1. Seed Solution: Selecting the static, spherically symmetric, asymptotically flat Ellis–Bronnikov WH geometry as the seed. This solution is supported by a phantom-like scalar field with negative kinetic energy.
2. Decoupling Framework: Treating the cosmological constant $\Lambda$ as an effective source term ($S_{\mu\nu}$) added to the Einstein equations. The total energy-momentum tensor is split into the seed matter sector ($T_{\mu\nu}$) and the $\Lambda$-induced sector ($\alpha S_{\mu\nu}$), where $\alpha$ is a counting parameter.
3. Metric Deformation: Assuming a minimal modification to the seed metric functions (redshift function $\xi(r)$ and shape function $\mu(r)$) via deformation functions $\eta_1(r)$ and $\eta_2(r)$. The deformed metric takes the form:
   $$\nu(r) = \xi(r) + \alpha\eta_1(r), \quad e^{-\sigma(r)} = e^{-\mu(r)} + \alpha\eta_2(r)$$
4. Solving the Quasi-Einstein Equations: By linearizing the Einstein equations with respect to $\alpha$, the authors derive a set of differential equations governing the deformation functions. These equations are solved analytically to determine the specific form of the deformed metric in the presence of $\Lambda$.

Key Results
The application of the GD method to the Ellis–Bronnikov seed yields a new analytical metric describing a traversable WH in a de Sitter-like background:
$$ds^2 = -e^{-\frac{\Lambda}{3}r^2 - \frac{\Lambda r_0^2}{3}\ln|r^2-r_0^2|}dt^2 + \frac{dr^2}{1 - \frac{r_0^2}{r^2} - \frac{r^2\Lambda}{3}} + r^2(d\theta^2 + \sin^2\theta d\phi^2)$$
where $r_0$ is the throat radius of the original flat seed.

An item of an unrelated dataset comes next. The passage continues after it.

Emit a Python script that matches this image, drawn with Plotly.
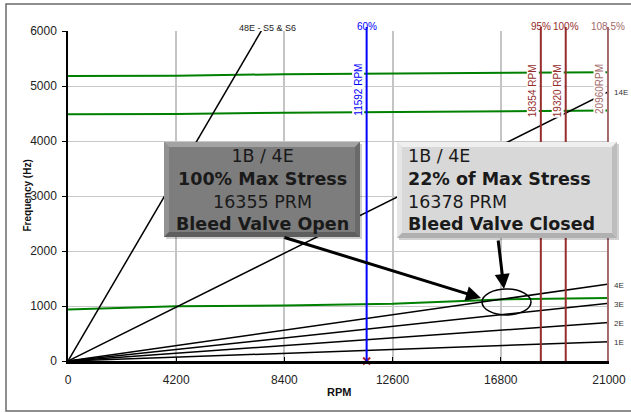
import plotly.graph_objects as go

# ---------------- data ----------------
rpm_grid = [0, 4200, 8400, 12600, 16800, 21000]
mode_top = [5180, 5185, 5215, 5230, 5240, 5250]
mode_mid = [4485, 4490, 4515, 4530, 4545, 4555]
mode_low = [935, 995, 1010, 1040, 1120, 1145]

order_labels = ["1E", "2E", "3E", "4E", "14E", "48E - S5 & S6"]
order_end_rpm = [21000, 21000, 21000, 21000, 21000, 7575]
order_end_freq = [350, 700, 1050, 1400, 4900, 6060]

speed_rpm = [11592, 18354, 19320, 20960]
speed_pct = ["60%", "95%", "100%", "108.5%"]
speed_labels = ["11592 RPM", "18354 RPM", "19320 RPM", "20960RPM"]
speed_colors = ["#0000ff", "#952d2d", "#952d2d", "#a46a6a"]

x_ticks = [0, 4200, 8400, 12600, 16800, 21000]
y_ticks = [0, 1000, 2000, 3000, 4000, 5000, 6000]

callout_left = ["1B / 4E", "100% Max Stress", "16355 PRM", "Bleed Valve Open"]
callout_right = ["1B / 4E", "22% of Max Stress", "16378 PRM", "Bleed Valve Closed"]

# ---------------- layout helpers (pixel -> paper) ----------------
W, H = 631, 413
L, R, T, B = 68, 22, 31, 52
PW, PH = W - L - R, H - T - B


def px(x):
    return (x - L) / PW


def py(y):
    return (H - B - y) / PH


FONT = "Arial, Liberation Sans, sans-serif"

fig = go.Figure()

# natural frequency lines (green)
for ys in (mode_top, mode_mid, mode_low):
    fig.add_trace(go.Scatter(x=rpm_grid, y=ys, mode="lines",
                             line=dict(color="#008000", width=2),
                             hoverinfo="skip", showlegend=False))

# engine order lines (black)
for lab, xr, yf in zip(order_labels, order_end_rpm, order_end_freq):
    fig.add_trace(go.Scatter(x=[0, xr], y=[0, yf], mode="lines",
                             line=dict(color="black", width=1.5),
                             hoverinfo="skip", showlegend=False))

# marker at 60% speed
fig.add_trace(go.Scatter(x=[speed_rpm[0]], y=[0], mode="markers",
                         marker=dict(symbol="x-thin", size=7,
                                     line=dict(color="#b22222", width=2)),
                         cliponaxis=False, hoverinfo="skip", showlegend=False))

shapes = []
annotations = []

# outer frame
shapes.append(dict(type="rect", xref="paper", yref="paper",
                   x0=px(6), x1=px(660), y0=py(411), y1=py(4),
                   line=dict(color="#6a6a6a", width=1.5), layer="below"))

# speed lines
for xr, pct, lab, col in zip(speed_rpm, speed_pct, speed_labels, speed_colors):
    shapes.append(dict(type="line", xref="x", yref="paper", x0=xr, x1=xr,
                       y0=0, y1=py(27), line=dict(color=col, width=2),
                       layer="above"))
    annotations.append(dict(x=xr, y=py(19), xref="x", yref="paper",
                            text=pct, showarrow=False,
                            font=dict(family=FONT, size=10, color=col)))
    annotations.append(dict(x=xr, y=py(63), xref="x", yref="paper",
                            text=lab, showarrow=False, textangle=-90,
                            xshift=-8, bgcolor="white", borderpad=0,
                            font=dict(family=FONT, size=10, color=col)))

# engine order labels
for lab, xr, yf in zip(order_labels, order_end_rpm, order_end_freq):
    if xr == 21000:
        annotations.append(dict(x=xr, y=yf, xref="x", yref="y", text=lab,
                                showarrow=False, xanchor="left", xshift=3,
                                yshift=-1,
                                font=dict(family=FONT, size=8, color="#333")))
    else:
        annotations.append(dict(x=px(267), y=py(21), xref="paper", yref="paper",
                                text=lab, showarrow=False,
                                font=dict(family=FONT, size=9, color="#222")))


def bevel_box(x0, y0, x1, y1, fill, top, left, right, bottom, b=5):
    X0, X1 = px(x0), px(x1)
    Y0, Y1 = py(y0), py(y1)
    bx, by = b / PW, b / PH
    # shadow
    shapes.append(dict(type="rect", xref="paper", yref="paper",
                       x0=px(x0 + 2), x1=px(x1 + 2), y0=py(y1 + 2), y1=py(y0 + 2),
                       fillcolor="rgba(0,0,0,0.18)", line=dict(width=0),
                       layer="above"))
    shapes.append(dict(type="rect", xref="paper", yref="paper",
                       x0=X0, x1=X1, y0=Y1, y1=Y0, fillcolor=fill,
                       line=dict(width=0), layer="above"))

    def poly(pts, col):
        path = "M " + " L ".join(f"{a},{c}" for a, c in pts) + " Z"
        shapes.append(dict(type="path", xref="paper", yref="paper", path=path,
                           fillcolor=col, line=dict(width=0), layer="above"))

    poly([(X0, Y0), (X1, Y0), (X1 - bx, Y0 - by), (X0 + bx, Y0 - by)], top)
    poly([(X0, Y0), (X0 + bx, Y0 - by), (X0 + bx, Y1 + by), (X0, Y1)], left)
    poly([(X1, Y0), (X1, Y1), (X1 - bx, Y1 + by), (X1 - bx, Y0 - by)], right)
    poly([(X0, Y1), (X1, Y1), (X1 - bx, Y1 + by), (X0 + bx, Y1 + by)], bottom)


bevel_box(164, 142, 360, 237, "#7d7d7d", "#a3a3a3", "#929292", "#6a6a6a", "#5e5e5e")
bevel_box(397, 142, 617, 238, "#d8d8d8", "#efefef", "#e6e6e6", "#bdbdbd", "#b0b0b0")


def callout_text(lines):
    return "<br>".join(f"<b>{t}</b>" if i % 2 == 1 else t for i, t in enumerate(lines))


annotations.append(dict(x=px(262), y=py(190), xref="paper", yref="paper",
                        text=callout_text(callout_left), showarrow=False,
                        align="center",
                        font=dict(family="DejaVu Sans, Verdana, sans-serif",
                                  size=17.5, color="#1a1a1a")))
annotations.append(dict(x=px(406), y=py(190), xref="paper", yref="paper",
                        text=callout_text(callout_right), showarrow=False,
                        align="left", xanchor="left",
                        font=dict(family="DejaVu Sans, Verdana, sans-serif",
                                  size=17.5, color="#1a1a1a")))

# highlight ellipse
shapes.append(dict(type="circle", xref="paper", yref="paper",
                   x0=px(482), x1=px(531), y0=py(315), y1=py(289),
                   line=dict(color="black", width=1.5), layer="above"))

# arrows
annotations.append(dict(x=px(481), y=py(298), xref="paper", yref="paper",
                        ax=-198, ay=-61, text="", showarrow=True,
                        arrowhead=2, arrowsize=1, arrowwidth=3,
                        arrowcolor="black", standoff=0))
annotations.append(dict(x=px(504), y=py(289), xref="paper", yref="paper",
                        ax=-6, ay=-50, text="", showarrow=True,
                        arrowhead=2, arrowsize=1, arrowwidth=3,
                        arrowcolor="black", standoff=0))

# axis titles
annotations.append(dict(x=px(19), y=py(196), xref="paper", yref="paper",
                        text="<b>Frequency (Hz)</b>", showarrow=False,
                        textangle=-90,
                        font=dict(family=FONT, size=10, color="#111")))
annotations.append(dict(x=px(339), y=py(400), xref="paper", yref="paper",
                        text="<b>RPM</b>", showarrow=False,
                        font=dict(family=FONT, size=11, color="#111")))

fig.update_layout(
    width=W, height=H,
    margin=dict(l=L, r=R, t=T, b=B, pad=0, autoexpand=False),
    paper_bgcolor="white", plot_bgcolor="white",
    shapes=shapes, annotations=annotations,
    showlegend=False,
    xaxis=dict(range=[0, 21000], tickvals=x_ticks,
               ticktext=[str(v) for v in x_ticks], automargin=False,
               showgrid=True, gridcolor="#c4c4c4", gridwidth=2,
               zeroline=False, showline=True, linecolor="black", linewidth=3,
               ticks="inside", ticklen=4, tickcolor="black", tickwidth=1,
               ticklabelstandoff=6,
               tickfont=dict(family=FONT, size=12, color="#222")),
    yaxis=dict(range=[0, 6000], tickvals=y_ticks, automargin=False,
               showgrid=True, gridcolor="#c8c8c8", gridwidth=1,
               zeroline=False, showline=True, linecolor="black", linewidth=1.5,
               ticks="outside", ticklen=4, tickcolor="black", tickwidth=1,
               ticklabelstandoff=3,
               tickfont=dict(family=FONT, size=12, color="#222")),
)

fig.write_html("out.html",
               config={"displayModeBar": False},
               post_script="document.body.style.margin='0';document.body.style.overflow='hidden';")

• Dual Throat Structure: The presence of $\Lambda$ modifies the shape function, leading to the emergence of two distinct throat positions, $r_{th}^{\pm}$, determined by the roots of the shape function.
  • $r_{th}^-$: A smaller-radius throat corresponding to the standard WH geometry.
  • $r_{th}^+$: A larger-radius "cosmological throat."
  • Both throats exist provided $\Lambda \leq \Lambda_{max} = 3/(4r_0^2)$.
• Flare-out Condition: The authors verify that the flare-out condition (minimality of the throat) is satisfied in the vicinity of both $r_{th}^-$ and $r_{th}^+$.
• Energy Conditions: The analysis confirms that the Null Energy Condition (NEC) is violated in the vicinity of both throats. This violation is attributed to the phantom scalar field from the seed solution, as the $\Lambda$ term vanishes when contracted with null vectors.
• Asymptotic Behavior: The resulting spacetime is not asymptotically de Sitter in the standard sense. While the radial metric component diverges at $r = \sqrt{3/\Lambda}$ (similar to the static patch of dS space), the lapse function ($g_{tt}$) vanishes exponentially rather than linearly, indicating this surface is not a standard cosmological Killing horizon.
• Traversability Analysis:
  • Tidal Forces: The tidal accelerations (radial and lateral) acting on a traveler are calculated and found to be finite throughout the region between the two throats.
  • Velocity Constraints: By imposing the condition that tidal forces must not exceed Earth's gravitational acceleration ($g_\oplus$), the authors derive constraints on the traveler's velocity. Interestingly, the presence of $\Lambda$ relaxes the lateral tidal constraints near the throat compared to the asymptotically flat case, allowing for higher traversal velocities.
• Geodesic Motion: The affine parameter for massless particles is shown to be finite and integrable at the throat, confirming that null geodesics can smoothly cross the throat.

Significance and Claims
The paper claims to provide a systematic analytical framework for studying WH deformations induced by a positive cosmological constant. By utilizing the GD method, the authors successfully derive a solution that preserves spherical symmetry and avoids the need for numerical integration.

The primary significance lies in the demonstration that a positive $\Lambda$ naturally induces a dual-throat structure (a standard WH throat and a cosmological throat) while maintaining traversability. The authors note that while the solution is traversable and satisfies necessary physical conditions (flare-out, NEC violation, finite tidal forces), the deviation from standard asymptotic dS behavior suggests that the direct application of GD to obtain a fully consistent dS WH solution may require further refinement, such as matching the exterior to a consistent dS region.

The work concludes that the developed methodology can be extended to other asymptotically flat, static, spherically symmetric WH solutions (e.g., generalized Ellis–Bronnikov configurations), though solutions with non-vanishing redshift functions (like Damour–Solodukhin WHs) may present additional integration challenges.